Sikes admits to being a little nervous about taking the vaccine when it first came out, but her sister is a respiratory therapist at Tampa General Hospital and she got the vaccine.

"COVID patients are a big part of her job," Sikes said. "Talking to her took away my fears."

One effect of the protocols being used to keep COVID at bay is that the flu is down this year. As of the most recent update from the CDC ending Week 53, flu season 2020/2021 remains lower than usual for this time of year in all major regions of the United States.

"The lower rate is because of masks and washing hands, steps we should have been doing long ago," Sikes said. "I don't like wearing a mask at all and I hope we do get away from that, but I hope people at least learn to be diligent about washing hands and being clean."

Asian countries such as Taiwan, which has had only seven deaths since January due to COVID, have the population using masks and hand sanitizers in day-to-day life as common ways to stop viruses since the SARS outbreak over a decade ago.

Many people may find wearing a mask and to keep social distancing annoying, but these few steps do not compare to what first responders to an emergency situation have to go through.

Sikes said strong precautions are taken whether they are answering an ambulance call for a residence or an accident.

She said, besides masks, first responders also wear gloves and goggles.

"Goggles are important to protect against any chance of the disease getting into your mucus membrane," Sikes said. "If we get information that it might be a COVID situation, we switch into gowns, full face respirators, and recently we got grant money for COVID to purchase PAPRs (powered air-purifying respirators). It blows fresh air down and they are pretty cool."

She said PAPRs cost about $1300 a piece and SWCEMS was able to purchase 12 for the organization. 

"There will be at least three in every station," Sikes said.

When the ambulance service gets an accident call, such as a truck turning over, the emergency personnel wear a N-95 mask and gloves Sikes said. 

"If we are able to get to people inside, we ask if they have been sick or have any tell-tale signs," Sikes said. "If they answer yes to any of our questions, we switch gears and put our respirators on and gowns on. It is a much stronger process. Once we get back to the station, we fog and clean the equipment and everyone takes a shower. Everything is wiped down and washed."

She feels these protocols keep everyone safe.

Mark Kostovny, who volunteers for the Hanna Fire Department, said the protocols that SCWEMS adheres to are similar for the fire department when called to a scene.

"The ambulance will call us when they need assistance and will tell us if it is a COVID patient," Kostovny said. "Then we will treat it as a hazmat situation. We will do full bunker gear and SBA (self-contained breathing apparatus). Then we will help them with whatever they need. Once we are done, we wipe and clean down all our equipment and go home and immediately shower."

He said any call has the fire department personnel wear a mask. Kostovny said the fire department waits until the EMTs tell them the situation whether to ramp up or ease down.

Kostovny got vaccinated the same time Sikes did.

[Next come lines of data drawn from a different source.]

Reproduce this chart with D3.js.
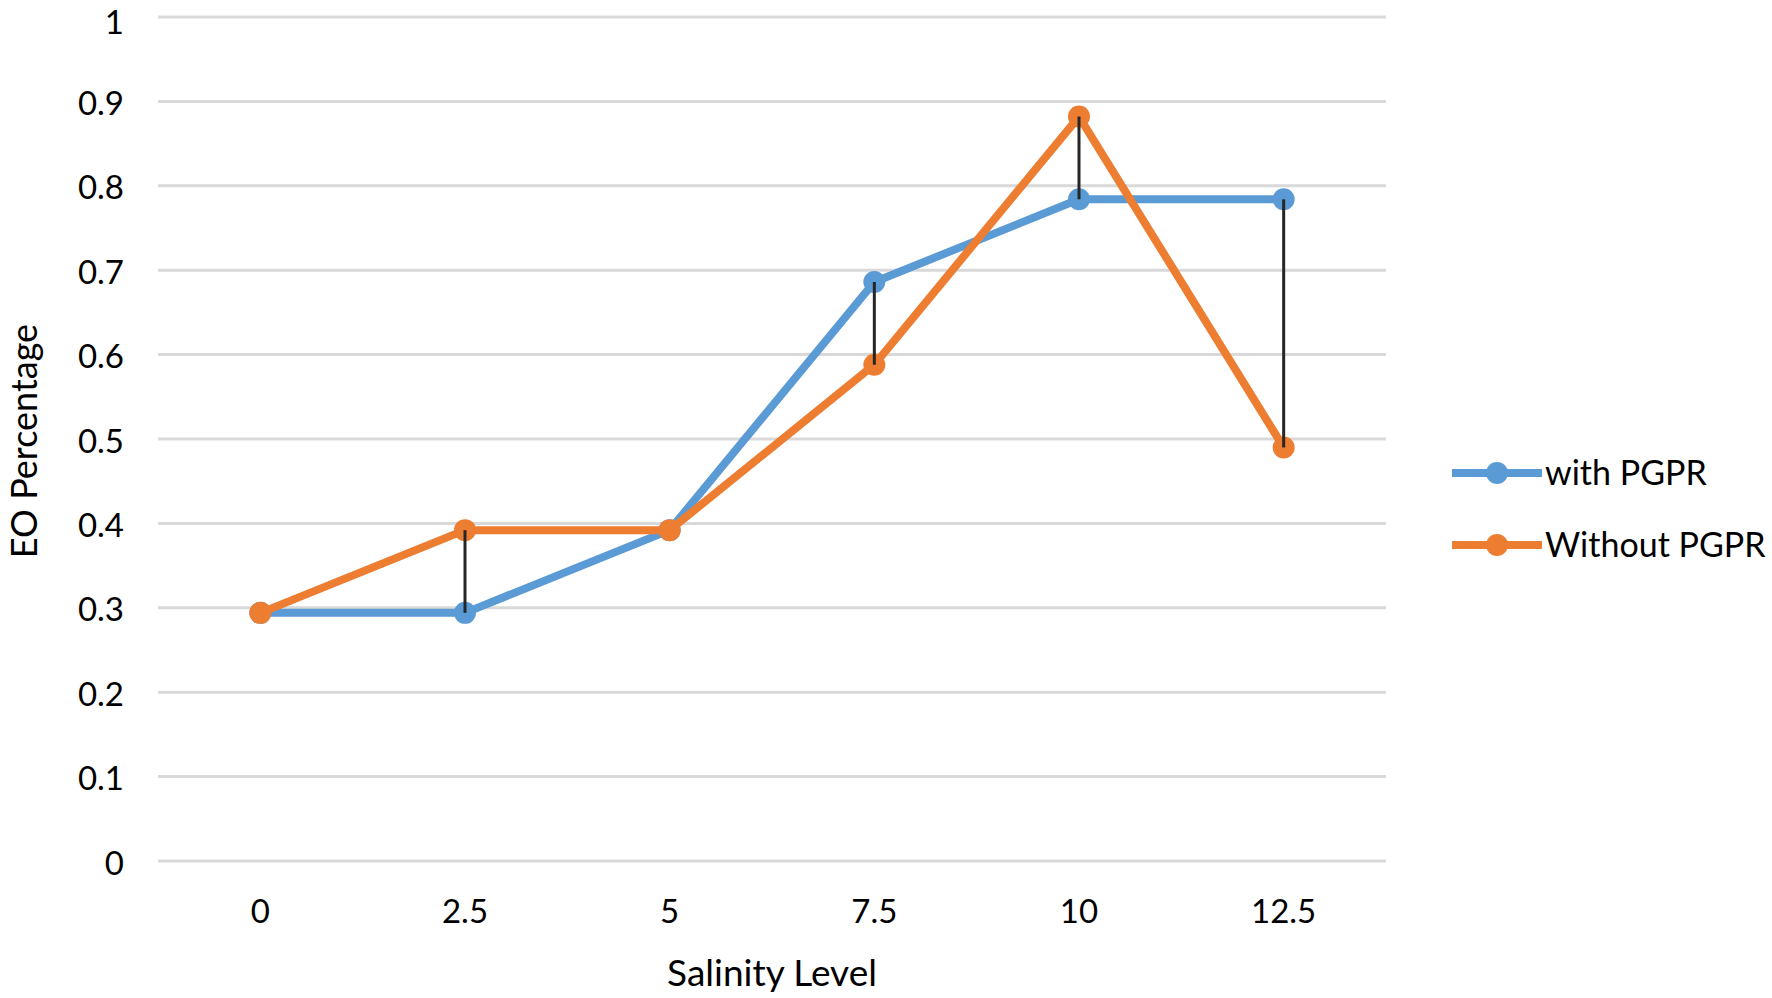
<!DOCTYPE html>
<html>
<head>
<meta charset="utf-8">
<script src="https://cdn.jsdelivr.net/npm/d3@7"></script>
<style>
  body { margin: 0; background: #fff; }
  text { font-family: Lato, "Open Sans", sans-serif; fill: #000; }
</style>
</head>
<body>
<svg id="chart" width="1772" height="998"></svg>
<script>
// Data
const salinity = ["0", "2.5", "5", "7.5", "10", "12.5"];
const withPGPR = [0.294, 0.294, 0.392, 0.686, 0.784, 0.784];
const withoutPGPR = [0.294, 0.392, 0.392, 0.588, 0.882, 0.49];
const yTicks = [0, 0.1, 0.2, 0.3, 0.4, 0.5, 0.6, 0.7, 0.8, 0.9, 1];

const series = [
    { name: "with PGPR", values: withPGPR, color: "#5B9BD5" },
    { name: "Without PGPR", values: withoutPGPR, color: "#ED7D31" }
];

const svg = d3.select("#chart");
const plot = { left: 158, right: 1386, top: 17, bottom: 861 };

const x = d3.scaleBand()
    .domain(salinity)
    .range([plot.left, plot.right]);

const y = d3.scaleLinear()
    .domain([0, 1])
    .range([plot.bottom, plot.top]);

const cx = d => x(d) + x.bandwidth() / 2;

// Gridlines
svg.append("g")
    .selectAll("line")
    .data(yTicks)
    .enter().append("line")
    .attr("x1", plot.left)
    .attr("x2", plot.right)
    .attr("y1", d => y(d))
    .attr("y2", d => y(d))
    .attr("stroke", "#D9D9D9")
    .attr("stroke-width", 3);

// Y tick labels (top one nudged so it stays inside the page)
svg.append("g")
    .selectAll("text")
    .data(yTicks)
    .enter().append("text")
    .attr("x", 124)
    .attr("y", d => Math.max(y(d) + 2, 22))
    .attr("dy", "0.35em")
    .attr("text-anchor", "end")
    .attr("font-size", 33)
    .text(d => d3.format("")(d));

// X tick labels
svg.append("g")
    .selectAll("text")
    .data(salinity)
    .enter().append("text")
    .attr("x", d => cx(d))
    .attr("y", 911)
    .attr("dy", "0.35em")
    .attr("text-anchor", "middle")
    .attr("font-size", 33)
    .text(d => d);

// Axis titles
svg.append("text")
    .attr("x", 772)
    .attr("y", 973)
    .attr("dy", "0.35em")
    .attr("text-anchor", "middle")
    .attr("font-size", 37)
    .text("Salinity Level");

svg.append("text")
    .attr("transform", "translate(24,441) rotate(-90)")
    .attr("dy", "0.35em")
    .attr("text-anchor", "middle")
    .attr("font-size", 36)
    .text("EO Percentage");

// Lines
const line = d3.line()
    .x((d, i) => cx(salinity[i]))
    .y(d => y(d));

series.forEach(s => {
    svg.append("path")
        .datum(s.values)
        .attr("fill", "none")
        .attr("stroke", s.color)
        .attr("stroke-width", 8)
        .attr("stroke-linejoin", "round")
        .attr("d", line);

    svg.append("g")
        .selectAll("circle")
        .data(s.values)
        .enter().append("circle")
        .attr("cx", (d, i) => cx(salinity[i]))
        .attr("cy", d => y(d))
        .attr("r", 11)
        .attr("fill", s.color);
});

// High-low lines between the two series
svg.append("g")
    .selectAll("line")
    .data(salinity)
    .enter().append("line")
    .attr("x1", d => cx(d))
    .attr("x2", d => cx(d))
    .attr("y1", (d, i) => y(withPGPR[i]))
    .attr("y2", (d, i) => y(withoutPGPR[i]))
    .attr("stroke", "#262626")
    .attr("stroke-width", 3);

// Legend
const legend = svg.append("g")
    .selectAll("g")
    .data(series)
    .enter().append("g")
    .attr("transform", (d, i) => `translate(1452,${473 + i * 72})`);

legend.append("line")
    .attr("x1", 0)
    .attr("x2", 90)
    .attr("stroke", d => d.color)
    .attr("stroke-width", 8);

legend.append("circle")
    .attr("cx", 45)
    .attr("r", 11)
    .attr("fill", d => d.color);

legend.append("text")
    .attr("x", 93)
    .attr("dy", "0.35em")
    .attr("font-size", 34)
    .text(d => d.name);
</script>
</body>
</html>
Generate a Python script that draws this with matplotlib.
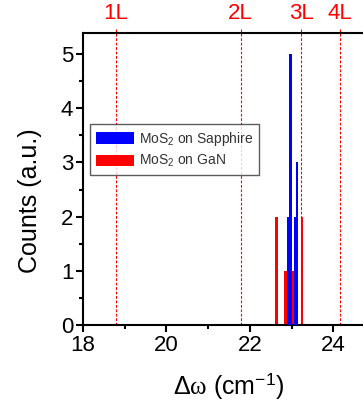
import matplotlib
matplotlib.use("Agg")
import matplotlib.pyplot as plt
from matplotlib.ticker import MultipleLocator
from matplotlib.patches import Patch

plt.rcParams['font.family'] = ['Liberation Sans', 'DejaVu Sans']
plt.rcParams['mathtext.fontset'] = 'custom'
plt.rcParams['mathtext.rm'] = 'Liberation Sans'
plt.rcParams['mathtext.it'] = 'Liberation Serif'

# Data
sapphire_x = [22.92, 22.97, 23.085, 23.135]
sapphire_counts = [2, 5, 2, 3]
gan_x = [22.635, 22.85, 23.03, 23.25]
gan_counts = [2, 1, 1, 2]
layer_labels = ['1L', '2L', '3L', '4L']
layer_pos = [18.79, 21.78, 23.23, 24.15]
bar_width = 0.06

fig = plt.figure(figsize=(3.63, 4.04), dpi=100)
ax = fig.add_axes([83/363, 79/404, 292/363, 292/404])

ax.bar(gan_x, gan_counts, width=bar_width, color='#ff0000', edgecolor='none', zorder=2)
ax.bar(sapphire_x, sapphire_counts, width=bar_width, color='#0000ff', edgecolor='none', zorder=3)

for lab, p in zip(layer_labels, layer_pos):
    ax.axvline(p, ymin=0, ymax=1.015, color='#ff0000', lw=0.8, ls=(0, (2.5, 1.5)),
               clip_on=False, zorder=1)
    ax.text(p, 1.03, lab, transform=ax.get_xaxis_transform(), color='#ff0000',
            fontsize=16, ha='center', va='bottom')

ax.set_xlim(18, 25)
ax.set_ylim(0, 5.39)
ax.xaxis.set_major_locator(MultipleLocator(2))
ax.xaxis.set_minor_locator(MultipleLocator(1))
ax.yaxis.set_major_locator(MultipleLocator(1))
ax.yaxis.set_minor_locator(MultipleLocator(0.5))
ax.tick_params(which='major', direction='out', length=5, width=1.5, labelsize=16, pad=2)
ax.tick_params(which='minor', direction='out', length=3, width=1.5)
for s in ax.spines.values():
    s.set_linewidth(1.5)

ax.set_xlabel(r'$\Delta\omega$ (cm$^{-1}$)', fontsize=18, labelpad=11)
ax.set_ylabel('Counts (a.u.)', fontsize=18)
ax.yaxis.set_label_coords(-0.14, 0.425)

handles = [Patch(facecolor='#0000ff', edgecolor='none'), Patch(facecolor='#ff0000', edgecolor='none')]
leg = ax.legend(handles, [r'MoS$_2$ on Sapphire', r'MoS$_2$ on GaN'],
                loc='upper left', bbox_to_anchor=(7/292, 1 - (124-33)/292),
                fontsize=10, frameon=True, fancybox=False, handlelength=2.8, handleheight=0.9,
                borderpad=0.4, labelspacing=0.4, handletextpad=0.35, borderaxespad=0)
leg.get_frame().set_edgecolor('#333333')
leg.get_frame().set_linewidth(1.0)
for t in leg.get_texts():
    t.set_color('#333333')

fig.savefig('out.png', dpi=100)
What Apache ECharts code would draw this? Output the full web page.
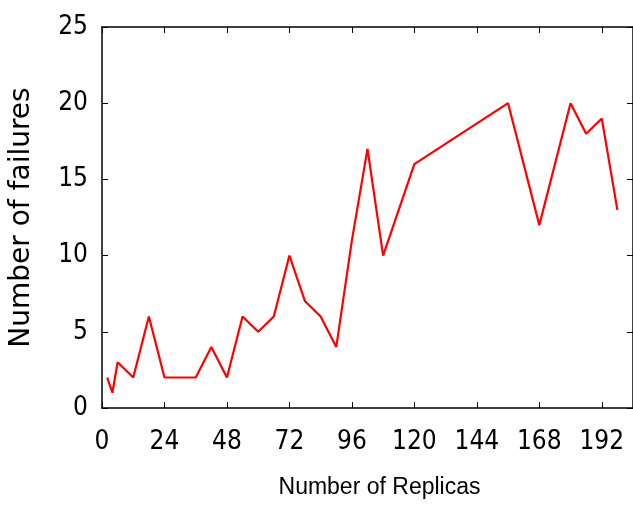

He will get the second vaccination on February 3.

"If we want to get out of this (COVID), masks are not a big deal, in my opinion," Kostovny said. "Far as the vaccination goes, I told my firefighters, it is your personal choice. Do your research and if you don't have an issue with it get vaccinated. My personal feeling was that if I get vaccinated, that eliminates me from maybe bringing it home to my wife until she can be vaccinated." 

Kostovny has done research and was glad to get the Moderna vaccine versus the Pfizer vaccine.

"From research and reading I have done, there seems to be less side effects with the Moderna," Kostovny said. 

Kostovny believes the masks, social distancing and cleanliness is helping against the pandemic.

"I think we have learned a lot from this virus that will help us in the future," Kostovny said. "The flu is down and that is because we are doing reasonable things like washing our hands."

Both Sikes and Kostovny look forward to when COVID loses its grip on the country but, until it does, they will follow protocols to protect themselves and the people the help.